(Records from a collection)
▽
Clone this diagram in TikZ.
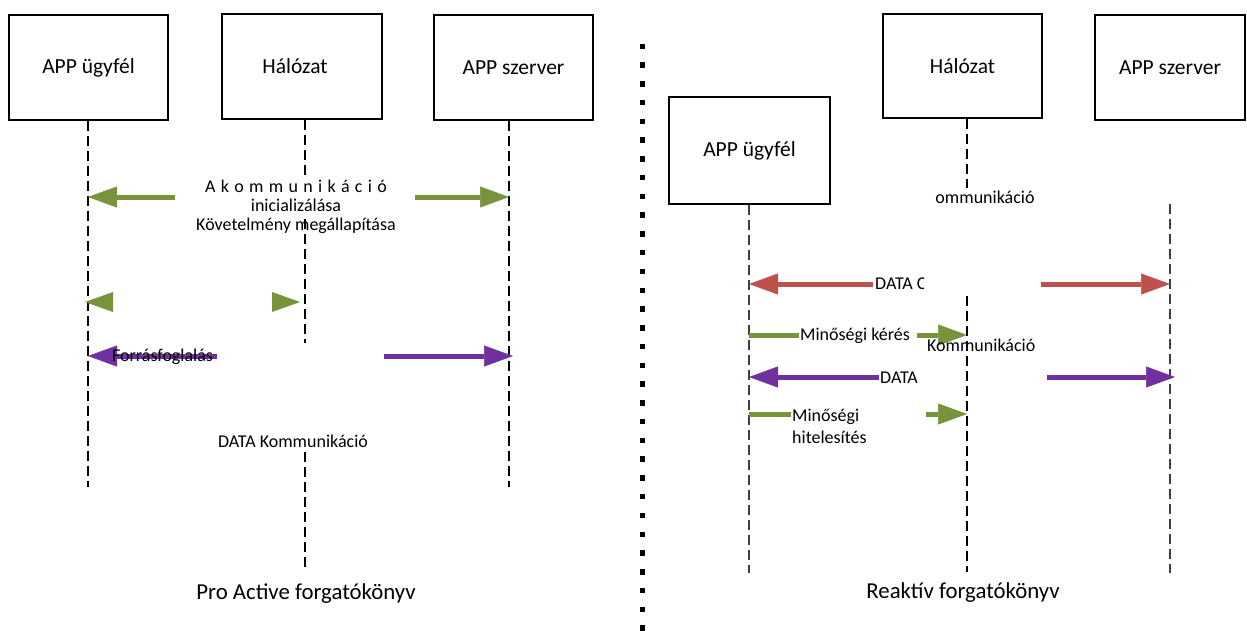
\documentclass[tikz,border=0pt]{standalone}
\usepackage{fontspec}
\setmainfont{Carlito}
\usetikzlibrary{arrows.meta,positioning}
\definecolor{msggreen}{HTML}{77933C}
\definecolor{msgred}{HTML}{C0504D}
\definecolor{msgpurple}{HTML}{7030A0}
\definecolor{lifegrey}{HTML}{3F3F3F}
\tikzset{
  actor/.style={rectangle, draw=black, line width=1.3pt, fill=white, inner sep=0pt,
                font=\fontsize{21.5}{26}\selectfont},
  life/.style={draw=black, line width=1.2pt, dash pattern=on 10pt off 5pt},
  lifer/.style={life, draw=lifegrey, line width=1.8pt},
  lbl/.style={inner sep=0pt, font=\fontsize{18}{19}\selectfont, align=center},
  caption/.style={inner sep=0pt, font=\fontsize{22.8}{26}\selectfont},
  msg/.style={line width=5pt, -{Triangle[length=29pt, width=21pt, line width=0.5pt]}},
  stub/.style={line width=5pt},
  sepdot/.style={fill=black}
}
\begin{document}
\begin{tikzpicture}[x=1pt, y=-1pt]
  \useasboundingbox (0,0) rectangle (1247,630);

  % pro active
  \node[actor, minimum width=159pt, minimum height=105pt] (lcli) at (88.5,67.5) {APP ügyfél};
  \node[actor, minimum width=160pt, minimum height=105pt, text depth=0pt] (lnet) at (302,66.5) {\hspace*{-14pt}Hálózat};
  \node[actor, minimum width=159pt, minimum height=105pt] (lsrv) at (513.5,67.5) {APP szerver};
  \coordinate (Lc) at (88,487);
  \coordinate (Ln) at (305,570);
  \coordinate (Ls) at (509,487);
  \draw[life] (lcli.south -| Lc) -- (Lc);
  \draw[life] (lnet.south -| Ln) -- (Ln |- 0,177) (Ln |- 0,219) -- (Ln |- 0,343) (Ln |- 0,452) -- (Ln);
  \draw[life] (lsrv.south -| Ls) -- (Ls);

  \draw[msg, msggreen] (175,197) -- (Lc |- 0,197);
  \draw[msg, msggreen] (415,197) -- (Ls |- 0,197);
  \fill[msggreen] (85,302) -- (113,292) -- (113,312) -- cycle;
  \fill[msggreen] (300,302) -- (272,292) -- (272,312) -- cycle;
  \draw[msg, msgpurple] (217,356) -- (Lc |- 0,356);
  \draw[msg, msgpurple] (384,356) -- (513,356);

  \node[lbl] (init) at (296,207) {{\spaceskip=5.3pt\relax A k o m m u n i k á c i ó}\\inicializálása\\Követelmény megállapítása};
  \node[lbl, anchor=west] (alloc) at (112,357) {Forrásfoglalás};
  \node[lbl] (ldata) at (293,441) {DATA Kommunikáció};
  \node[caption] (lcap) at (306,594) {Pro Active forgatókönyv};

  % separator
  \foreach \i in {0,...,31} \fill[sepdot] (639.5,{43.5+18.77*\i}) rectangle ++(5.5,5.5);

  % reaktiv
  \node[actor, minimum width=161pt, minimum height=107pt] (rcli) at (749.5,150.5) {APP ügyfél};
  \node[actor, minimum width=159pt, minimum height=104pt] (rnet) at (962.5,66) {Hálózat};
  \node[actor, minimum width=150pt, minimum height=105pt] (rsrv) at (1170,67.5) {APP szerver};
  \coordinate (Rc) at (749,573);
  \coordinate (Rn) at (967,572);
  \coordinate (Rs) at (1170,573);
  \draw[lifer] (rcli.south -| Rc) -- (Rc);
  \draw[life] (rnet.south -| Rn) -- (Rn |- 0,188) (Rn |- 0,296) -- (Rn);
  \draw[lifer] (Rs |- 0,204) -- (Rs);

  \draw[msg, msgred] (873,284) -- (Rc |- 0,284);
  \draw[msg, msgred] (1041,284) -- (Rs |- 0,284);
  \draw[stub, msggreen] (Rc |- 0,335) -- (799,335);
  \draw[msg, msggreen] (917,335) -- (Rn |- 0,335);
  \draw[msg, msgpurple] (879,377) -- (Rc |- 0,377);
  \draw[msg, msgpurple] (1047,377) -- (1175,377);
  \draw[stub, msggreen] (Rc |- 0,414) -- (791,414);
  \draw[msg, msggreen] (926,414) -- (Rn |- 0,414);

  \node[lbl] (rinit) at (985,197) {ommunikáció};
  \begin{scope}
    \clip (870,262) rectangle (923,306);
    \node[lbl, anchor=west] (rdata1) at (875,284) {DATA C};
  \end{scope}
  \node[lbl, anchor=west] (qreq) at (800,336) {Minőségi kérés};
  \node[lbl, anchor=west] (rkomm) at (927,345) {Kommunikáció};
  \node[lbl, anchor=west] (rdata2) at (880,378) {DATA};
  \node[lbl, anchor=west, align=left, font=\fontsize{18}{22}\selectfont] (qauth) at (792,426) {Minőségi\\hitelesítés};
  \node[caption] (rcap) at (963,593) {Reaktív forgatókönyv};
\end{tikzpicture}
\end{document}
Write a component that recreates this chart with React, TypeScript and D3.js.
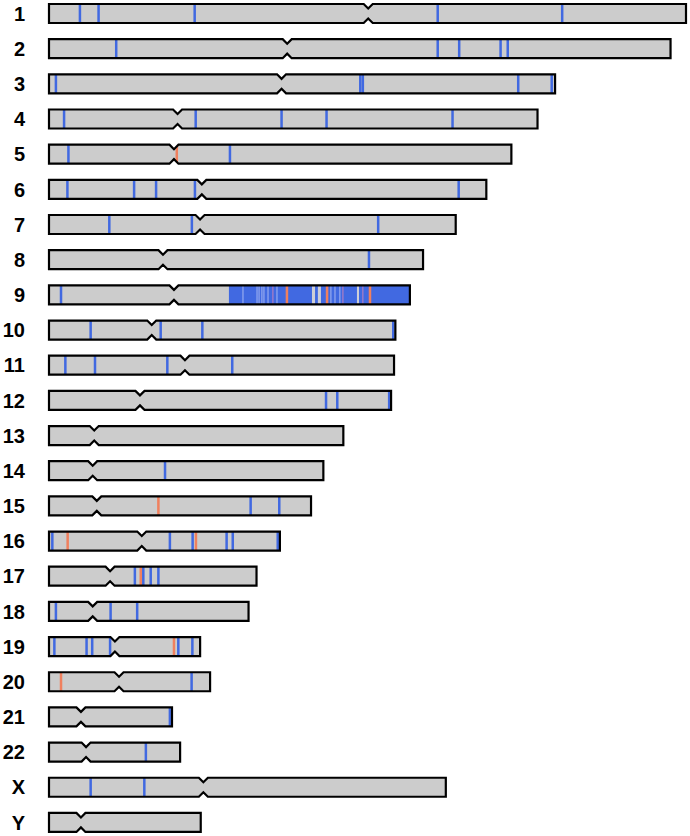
△
## WORK TO COMPLETE
Only the lines from the start of the material through the line containing "(0,0) rectangle (1247,630);" should be transcribed. Pictures stay out.

## REPLY TO THE TASK
Clone this diagram in TikZ.
\documentclass[tikz,border=0pt]{standalone}
\usepackage{fontspec}
\setmainfont{Carlito}
\usetikzlibrary{arrows.meta,positioning}
\definecolor{msggreen}{HTML}{77933C}
\definecolor{msgred}{HTML}{C0504D}
\definecolor{msgpurple}{HTML}{7030A0}
\definecolor{lifegrey}{HTML}{3F3F3F}
\tikzset{
  actor/.style={rectangle, draw=black, line width=1.3pt, fill=white, inner sep=0pt,
                font=\fontsize{21.5}{26}\selectfont},
  life/.style={draw=black, line width=1.2pt, dash pattern=on 10pt off 5pt},
  lifer/.style={life, draw=lifegrey, line width=1.8pt},
  lbl/.style={inner sep=0pt, font=\fontsize{18}{19}\selectfont, align=center},
  caption/.style={inner sep=0pt, font=\fontsize{22.8}{26}\selectfont},
  msg/.style={line width=5pt, -{Triangle[length=29pt, width=21pt, line width=0.5pt]}},
  stub/.style={line width=5pt},
  sepdot/.style={fill=black}
}
\begin{document}
\begin{tikzpicture}[x=1pt, y=-1pt]
  \useasboundingbox (0,0) rectangle (1247,630);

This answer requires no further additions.